Some firms maintain parallel data tracks, with one level of detail provided as required by a client, but a deeper level of detail in reserve in case there’s an opportunity to demand fees from the other side.
“For internal management, a firm wants to see that data themselves,” Toothman said. If a lawyer is spending 15 hours a day on one client’s matter, the firm wants to see that data before “the client’s eyes roll back in his head,” he said.
When Toothman is reviewing a bill for a third party, the word “standard” “makes our eyes light up a little bit,” Toothman said. For instance, if a lawyer said a tenth of an hour is her “standard” billing time for a telephone call, a client may know a particular call was shorter.
Other vague words that may trigger scrutiny include “review, analyze, conference,” or other intra-firm communication.

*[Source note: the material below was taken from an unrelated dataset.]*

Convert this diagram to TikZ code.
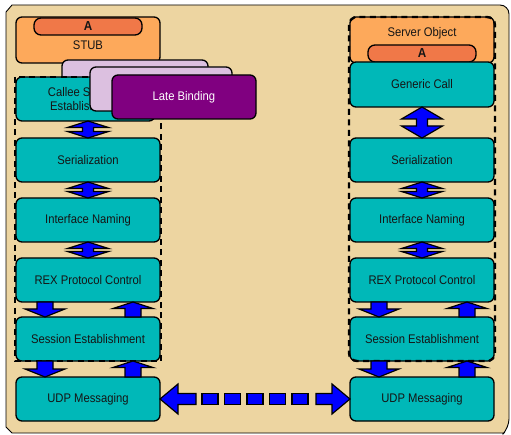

“These don’t necessarily translate into clear productive tasks,” Toothman said.
When it comes to billing, “the more who, what, where, when and why, the better,” Toothman said.
Pay attention early in the case to the potential for fee-shifting, so you can make sure your bills are in order and support a fee request, Whelan said.
Plaintiff’s lawyers, who generally work on a contingency basis, “are not billing in their everyday practice like large firms or a defense practice,” he said. But a civil rights case, or statutory actions like consumer protection or business conspiracy may yield attorney’s fees, and the lawyer should start billing with specificity, Whelan said.
Lawyers can’t blame vague bills on their software, Whelan said, as automated billing systems routinely allow lawyers to include as much detail as they want. “There’s enough leeway for personalization of a system to allow a practitioner to place more specificity” in invoices, Whelan said.
If a lawyer’s specialized expertise commands a higher hourly rate, billing detail should reflect that level of skill, for instance, by stating substantively what a specific motion is intended to accomplish, according to Whelan.
“Reasonableness” is the watchword from the start.
“Separate out tasks to a reasonable degree. If you write: draft discovery, draft brief, talk to client, these are three separate units,” Harvey said. “It’s a question of judgment. You don’t necessarily want to write: Spent six minutes on interrogatory one and six minutes on interrogatory two,” as opposed to a block of six hours that just has everything thrown in together.
Include the detail as you go along because it’s unlikely you’ll be able to retool a time entry later.